AskTheManual is a Multimodal Retrieval-Augmented Generation (RAG) Proof of Concept designed to read, see, and explain manuals to your customers. It transforms static PDF manuals into an interactive chatbot that understands both text and images.
New: Now features a Guided User Interface (GUI) to make the data ingestion process simple and intuitive!
This project follows a multi-stage pipeline to create a searchable knowledge base:
- Extraction: Converts detailed PDF manuals into Markdown.
- Human-in-the-Loop Review: A GUI allows you to filter out "junk" images (icons, decorative elements) and keep only relevant diagrams.
- Vision Enrichment: Uses AI (or human input) to describe screenshots, turning visual information into searchable text.
- Vector Indexing: Stores the enriched content in a local vector database.
- Local Chat: A Streamlit dashboard to query your manual.
- Local Control & Privacy: Uses local Ollama and FAISS for the core "brain". Your proprietary manual text stays local.
- No "Black Box": You control the extraction. You decide which images strictly belong in the knowledge base.
- Multimodal: The bot understands what's inside screenshots (e.g., "The default IP is 127.0.0.1") because the ingestion pipeline explicitly captures it.
Ensure you have Python 3.10+ installed.
pip install streamlit docling langchain-huggingface langchain-community faiss-cpu sentence-transformers requests ttkbootstrap openai(Note: ttkbootstrap is required for the new GUI.)

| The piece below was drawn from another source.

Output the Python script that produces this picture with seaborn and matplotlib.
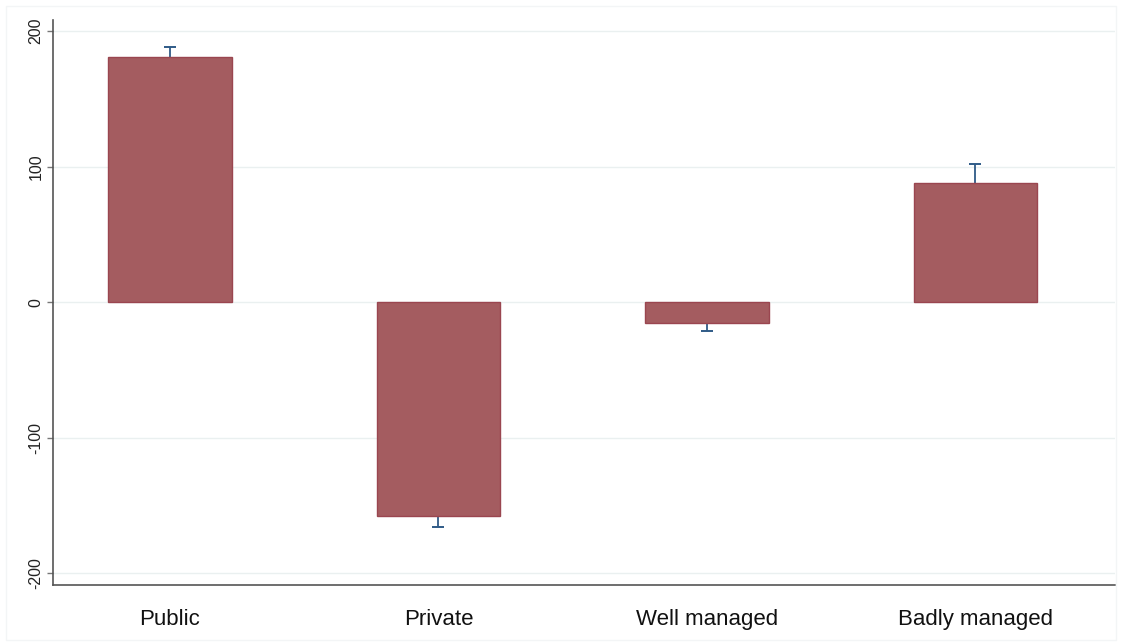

docling-tools models download- Install Ollama from ollama.com.
- Pull a model (e.g., Qwen 2.5):
ollama pull qwen2.5:7b
- Make sure the Ollama server is running.
The project uses sentence-transformers/paraphrase-multilingual-MiniLM-L12-v2. To avoid the GUI freezing while downloading this model on the first run, execute this one-liner:
python -c "from langchain_huggingface import HuggingFaceEmbeddings; HuggingFaceEmbeddings(model_name='sentence-transformers/paraphrase-multilingual-MiniLM-L12-v2')"For automatic image description (Vision AI), you need an OpenAI API key.
- Export it:
export OPENAI_API_KEY="sk-..." - Or paste it into
image_to_information.py(not recommended for production).

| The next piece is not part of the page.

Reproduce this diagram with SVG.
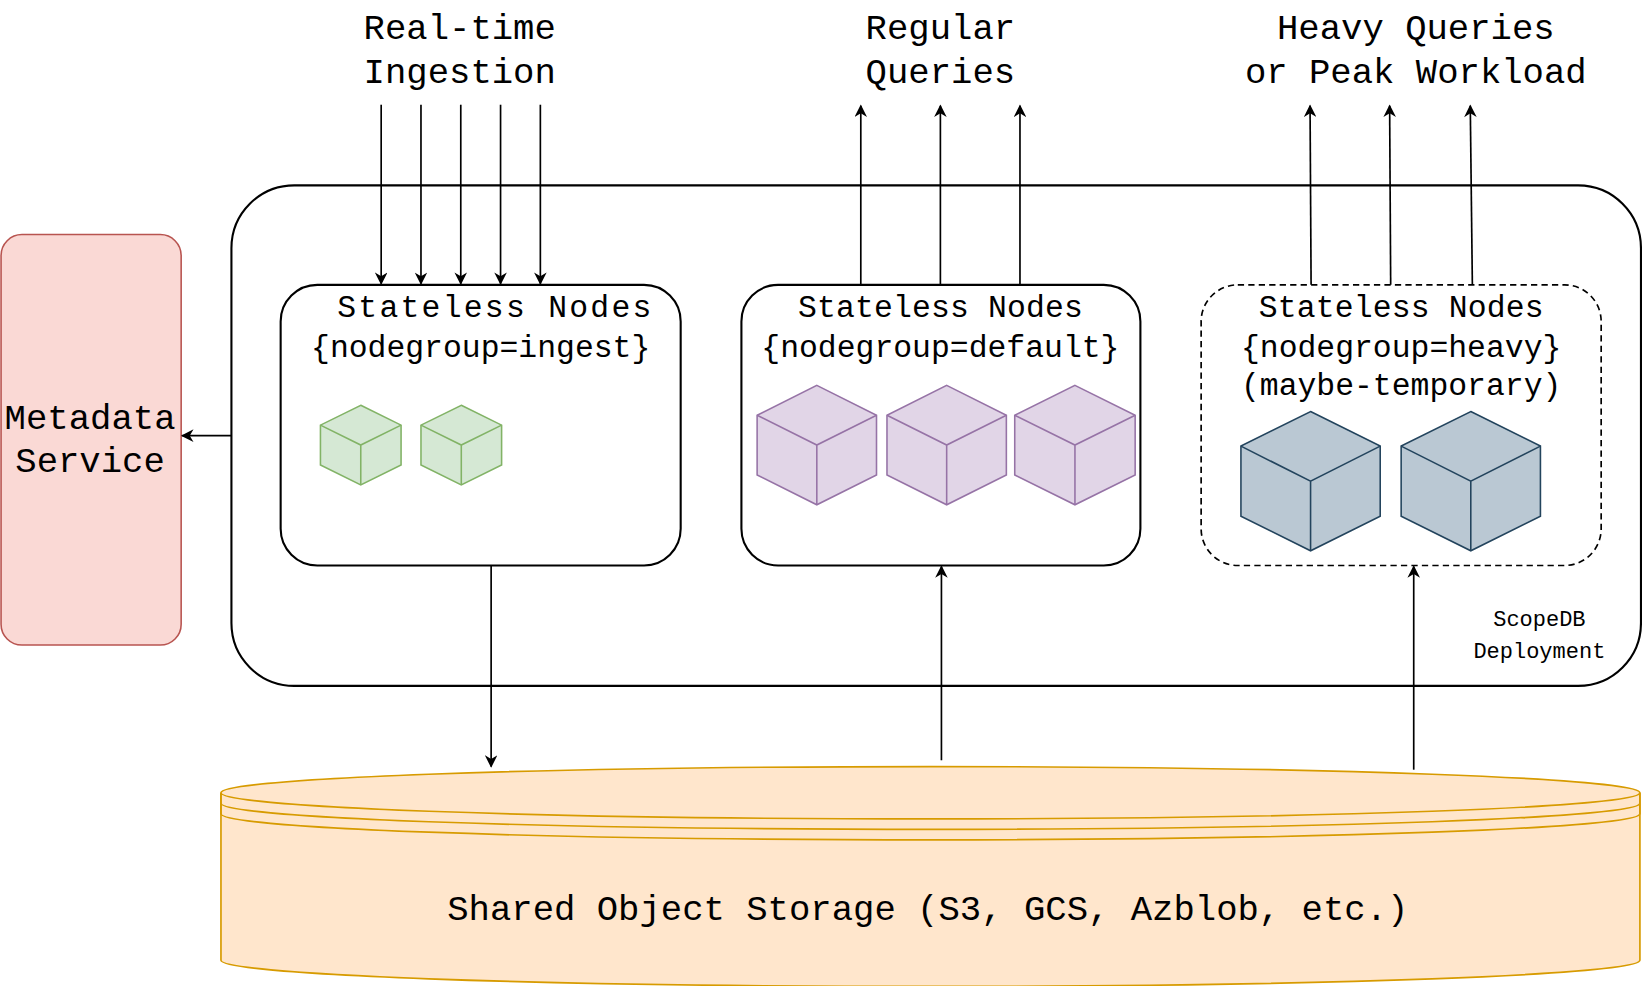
<svg xmlns="http://www.w3.org/2000/svg" width="1642" height="986" viewBox="0 0 1642 986">
<defs>
<marker id="ah" viewBox="0 0 10 10" refX="9" refY="5" markerWidth="14" markerHeight="12" orient="auto" markerUnits="userSpaceOnUse"><path d="M0,0 L10,5 L0,10 L3,5 z" fill="#000"/></marker>
<style>
text{font-family:"Liberation Mono","Courier New",monospace;fill:#000;text-anchor:middle}
.t{font-size:34px}.n{font-size:30px}.s{font-size:21px}
.c line{stroke:#000;stroke-width:1.6;fill:none}
.g{fill:#d5e8d4;stroke:#82b366;stroke-width:1.5}
.p{fill:#e1d5e7;stroke:#9673a6;stroke-width:1.5}
.b{fill:#bac8d3;stroke:#23445d;stroke-width:1.5}
.e{fill:none}
</style>
</defs>
<rect width="1642" height="986" fill="#fff"/>
<g transform="scale(1.0472)">
<g id="deployment"><rect x="221" y="177" width="1346" height="478" rx="60" fill="#fff" stroke="#000" stroke-width="2"/>
<text class="s" x="1470" y="598">ScopeDB</text><text class="s" x="1470" y="628">Deployment</text></g>
<g id="metadata"><rect x="1" y="224" width="172" height="392" rx="20" fill="#fad9d5" stroke="#b85450" stroke-width="1.5"/>
<text class="t" x="86" y="410">Metadata</text><text class="t" x="86" y="451">Service</text></g>
<g id="titles">
<text class="t" x="439" y="37">Real-time</text><text class="t" x="439" y="79">Ingestion</text>
<text class="t" x="898" y="37">Regular</text><text class="t" x="898" y="79">Queries</text>
<text class="t" x="1352" y="37">Heavy Queries</text><text class="t" x="1352" y="79">or Peak Workload</text>
</g>
<g id="ingest"><rect x="268" y="272" width="382" height="268" rx="35" fill="#fff" stroke="#000" stroke-width="2"/>
<text class="n" x="472" y="303" textLength="300">Stateless Nodes</text><text class="n" x="459" y="341">{nodegroup=ingest}</text>
<path class="g" d="M344.5,387 L383,406 L383,444 L344.5,463 L306,444 L306,406 Z"/><path class="g e" d="M306,406 L344.5,425 L383,406 M344.5,425 L344.5,463"/>
<path class="g" d="M440.5,387 L479,406 L479,444 L440.5,463 L402,444 L402,406 Z"/><path class="g e" d="M402,406 L440.5,425 L479,406 M440.5,425 L440.5,463"/>
</g>
<g id="default"><rect x="708" y="272" width="381" height="268" rx="35" fill="#fff" stroke="#000" stroke-width="2"/>
<text class="n" x="898" y="303" textLength="272">Stateless Nodes</text><text class="n" x="898" y="341">{nodegroup=default}</text>
<path class="p" d="M780,368 L837,396.5 L837,453.5 L780,482 L723,453.5 L723,396.5 Z"/><path class="p e" d="M723,396.5 L780,425 L837,396.5 M780,425 L780,482"/>
<path class="p" d="M904,368 L961,396.5 L961,453.5 L904,482 L847,453.5 L847,396.5 Z"/><path class="p e" d="M847,396.5 L904,425 L961,396.5 M904,425 L904,482"/>
<path class="p" d="M1026.5,368 L1084,396.5 L1084,453.5 L1026.5,482 L969,453.5 L969,396.5 Z"/><path class="p e" d="M969,396.5 L1026.5,425 L1084,396.5 M1026.5,425 L1026.5,482"/>
</g>
<g id="heavy"><rect x="1147" y="272" width="382" height="268" rx="35" fill="#fff" stroke="#000" stroke-width="1.6" stroke-dasharray="6 4"/>
<text class="n" x="1338" y="303" textLength="272">Stateless Nodes</text><text class="n" x="1338" y="341">{nodegroup=heavy}</text><text class="n" x="1338" y="377">(maybe-temporary)</text>
<path class="b" d="M1251.5,393 L1318,426 L1318,493 L1251.5,526 L1185,493 L1185,426 Z"/><path class="b e" d="M1185,426 L1251.5,459.5 L1318,426 M1251.5,459.5 L1251.5,526"/>
<path class="b" d="M1404.5,393 L1471,426 L1471,493 L1404.5,526 L1338,493 L1338,426 Z"/><path class="b e" d="M1338,426 L1404.5,459.5 L1471,426 M1404.5,459.5 L1404.5,526"/>
</g>
<g id="storage">
<path d="M211,757 A677.5,25 0 0 1 1566,757 L1566,917 A677.5,25 0 0 1 211,917 Z" fill="#ffe6cc" stroke="#d79b00" stroke-width="1.6"/>
<path d="M211,757 A677.5,25 0 0 0 1566,757 M211,757 L211,767 A677.5,25 0 0 0 1566,767 L1566,757 M211,767 L211,777 A677.5,25 0 0 0 1566,777 L1566,767" fill="none" stroke="#d79b00" stroke-width="1.6"/>
<text class="t" x="886" y="879">Shared Object Storage (S3, GCS, Azblob, etc.)</text>
</g>
<g id="connectors" class="c">
<line x1="221" y1="416" x2="174" y2="416" marker-end="url(#ah)"/>
<line x1="364" y1="100" x2="364" y2="271" marker-end="url(#ah)"/>
<line x1="402" y1="100" x2="402" y2="271" marker-end="url(#ah)"/>
<line x1="440" y1="100" x2="440" y2="271" marker-end="url(#ah)"/>
<line x1="478" y1="100" x2="478" y2="271" marker-end="url(#ah)"/>
<line x1="516" y1="100" x2="516" y2="271" marker-end="url(#ah)"/>
<line x1="822" y1="272" x2="822" y2="101" marker-end="url(#ah)"/>
<line x1="898" y1="272" x2="898" y2="101" marker-end="url(#ah)"/>
<line x1="974" y1="272" x2="974" y2="101" marker-end="url(#ah)"/>
<line x1="1252" y1="272" x2="1251" y2="101" marker-end="url(#ah)"/>
<line x1="1328" y1="272" x2="1327" y2="101" marker-end="url(#ah)"/>
<line x1="1406" y1="272" x2="1404" y2="101" marker-end="url(#ah)"/>
<line x1="469" y1="540" x2="469" y2="732" marker-end="url(#ah)"/>
<line x1="899" y1="726" x2="899" y2="541" marker-end="url(#ah)"/>
<line x1="1350" y1="735" x2="1350" y2="541" marker-end="url(#ah)"/>
</g>
</g>
</svg>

We have replaced the complex script chain with a single App.
Run the GUI:
python AskTheManual_GUI.pyThe App will guide you through 3 stages:
-
Extraction & Review:
- Select your PDF. (it has to be in the main directory of the projectfolder)

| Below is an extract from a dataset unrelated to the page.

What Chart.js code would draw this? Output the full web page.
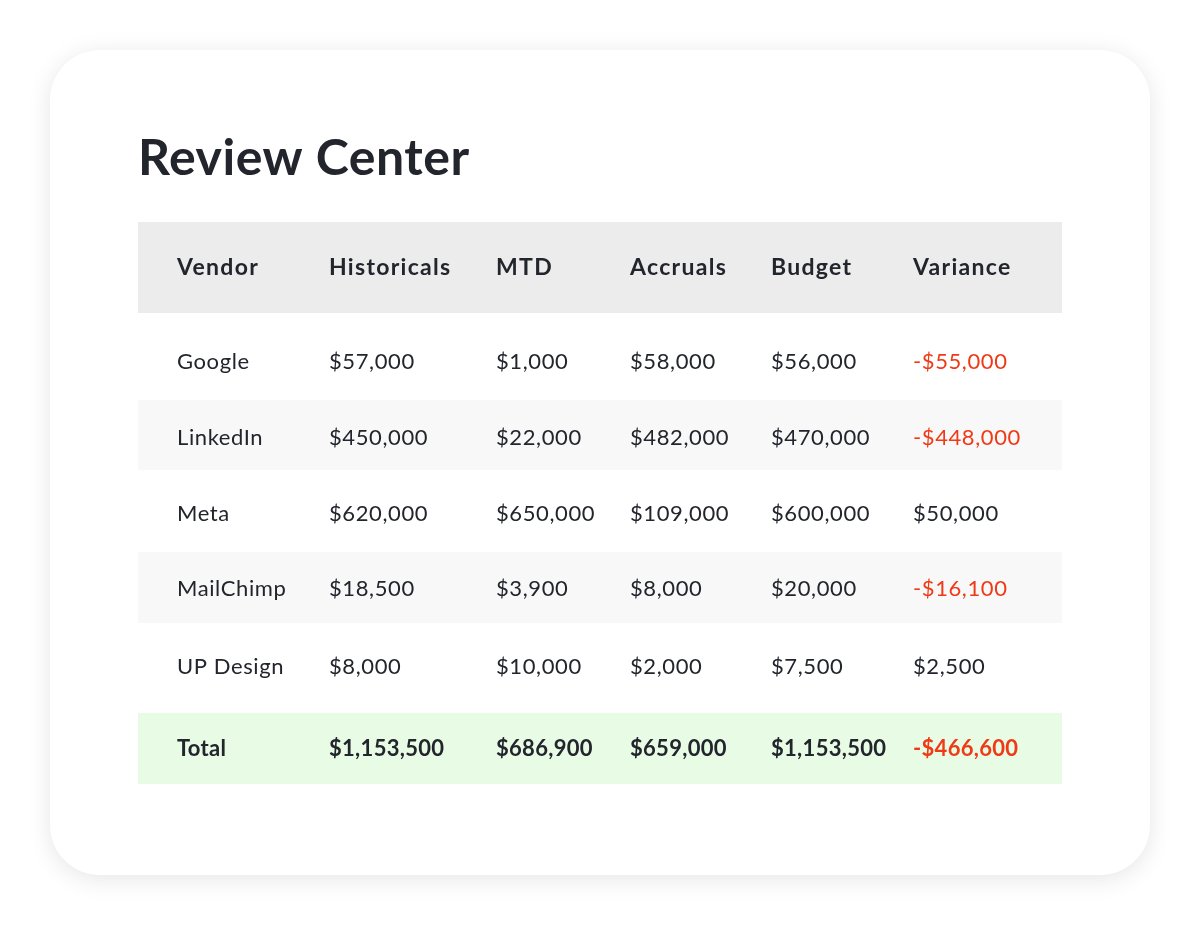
<!DOCTYPE html>
<html><head><meta charset="utf-8">
<script src="https://cdn.jsdelivr.net/npm/chart.js@4"></script>
<style>
html,body{margin:0;background:#fff;}
#card{position:absolute;left:50px;top:50px;width:1100px;height:825px;border-radius:50px;background:#fff;box-shadow:0 4px 24px rgba(0,0,0,0.10);}
#wrap{position:absolute;left:0;top:0;width:1200px;height:925px;}
</style></head>
<body>
<div id="card"></div>
<div id="wrap"><canvas id="c" width="1200" height="925"></canvas></div>
<script>
const title = 'Review Center';
const columns = ['Vendor', 'Historicals', 'MTD', 'Accruals', 'Budget', 'Variance'];
const vendors = ['Google', 'LinkedIn', 'Meta', 'MailChimp', 'UP Design'];
const historicals = [57000, 450000, 620000, 18500, 8000];
const mtd = [1000, 22000, 650000, 3900, 10000];
const accruals = [58000, 482000, 109000, 8000, 2000];
const budget = [56000, 470000, 600000, 20000, 7500];
const variance = [-55000, -448000, 50000, -16100, 2500];
const totals = [1153500, 686900, 659000, 1153500, -466600];

// layout: column left edges and row centres in page pixels
const colX = [177, 329, 496, 630, 771, 913];
const rowY = [268, 362, 438, 514, 589, 667, 749];
const rowBands = [[222, 313, '#ececec'], [400, 470, '#f8f8f8'], [552, 623, '#f8f8f8'], [713, 784, '#e8fbe4']];

const fmt = v => (v < 0 ? '-$' : '$') + Math.abs(v).toLocaleString('en-US');
const seriesByCol = [historicals, mtd, accruals, budget, variance];

// one invisible point per cell, positioned by the scales
const points = [];
columns.forEach((c, ci) => points.push({x: colX[ci], y: rowY[0], text: c, kind: 'head'}));
vendors.forEach((v, ri) => {
  points.push({x: colX[0], y: rowY[ri + 1], text: v, kind: 'body'});
  seriesByCol.forEach((s, si) => points.push({x: colX[si + 1], y: rowY[ri + 1], text: fmt(s[ri]), kind: 'body', neg: s[ri] < 0}));
});
points.push({x: colX[0], y: rowY[6], text: 'Total', kind: 'total'});
totals.forEach((t, ti) => points.push({x: colX[ti + 1], y: rowY[6], text: fmt(t), kind: 'total', neg: t < 0}));

const tablePlugin = {
  id: 'table',
  beforeDatasetsDraw(chart) {
    const ctx = chart.ctx, xs = chart.scales.x, ys = chart.scales.y;
    ctx.save();
    rowBands.forEach(([a, b, col]) => {
      ctx.fillStyle = col;
      const y0 = ys.getPixelForValue(a), y1 = ys.getPixelForValue(b);
      ctx.fillRect(xs.getPixelForValue(138), y0, xs.getPixelForValue(1062) - xs.getPixelForValue(138), y1 - y0);
    });
    ctx.fillStyle = '#23252d';
    ctx.font = 'bold 50px Lato';
    ctx.letterSpacing = '0.5px';
    ctx.textBaseline = 'alphabetic';
    ctx.fillText(title, xs.getPixelForValue(138), ys.getPixelForValue(175));
    const meta = chart.getDatasetMeta(0);
    ctx.textBaseline = 'middle';
    meta.data.forEach((el, i) => {
      const p = points[i];
      if (p.kind === 'head') { ctx.font = 'bold 23px Lato'; ctx.letterSpacing = '1.3px'; }
      else if (p.kind === 'total') { ctx.font = 'bold 22px Lato'; ctx.letterSpacing = '0.3px'; }
      else { ctx.font = '22px Lato'; ctx.letterSpacing = '0.6px'; }
      ctx.fillStyle = p.neg ? '#f03a17' : '#23252d';
      ctx.fillText(p.text, el.x, el.y);
    });
    ctx.restore();
  }
};

new Chart(document.getElementById('c'), {
  type: 'scatter',
  data: {datasets: [{data: points, pointRadius: 0, pointHoverRadius: 0}]},
  options: {
    responsive: false, animation: false, events: [],
    layout: {padding: 0},
    plugins: {legend: {display: false}, tooltip: {enabled: false}},
    scales: {
      x: {type: 'linear', min: 0, max: 1200, display: false},
      y: {type: 'linear', min: 0, max: 925, reverse: true, display: false}
    }
  },
  plugins: [tablePlugin]
});
</script>
</body></html>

- The app extracts all images.
- Interactive Review: A gallery appears. Use Arrow Keys to navigate. Press 'DELETE' to Delete junk images, 'KEEP' to Keep valid ones.
-
Enrichment:
- Vision AI (Auto but maybe not every description is correct): Sends kept images to OpenAI to generate detailed technical descriptions.
- Human Description (recommended - if you want to be sure everything is correct): If you don't have an API key, you can manually type descriptions for each image in the GUI.
-
Indexing:
- Click "Update Vector Index" to finalize the database.
Once indexing is complete, launch the chat interface:
streamlit run chatbot_dashboard.pyThis PoC is intended for internal testing and demonstration. It serves as a blueprint for how technical documentation can be made "intelligent" by combining text parsers, Vision AI, and Vector Search.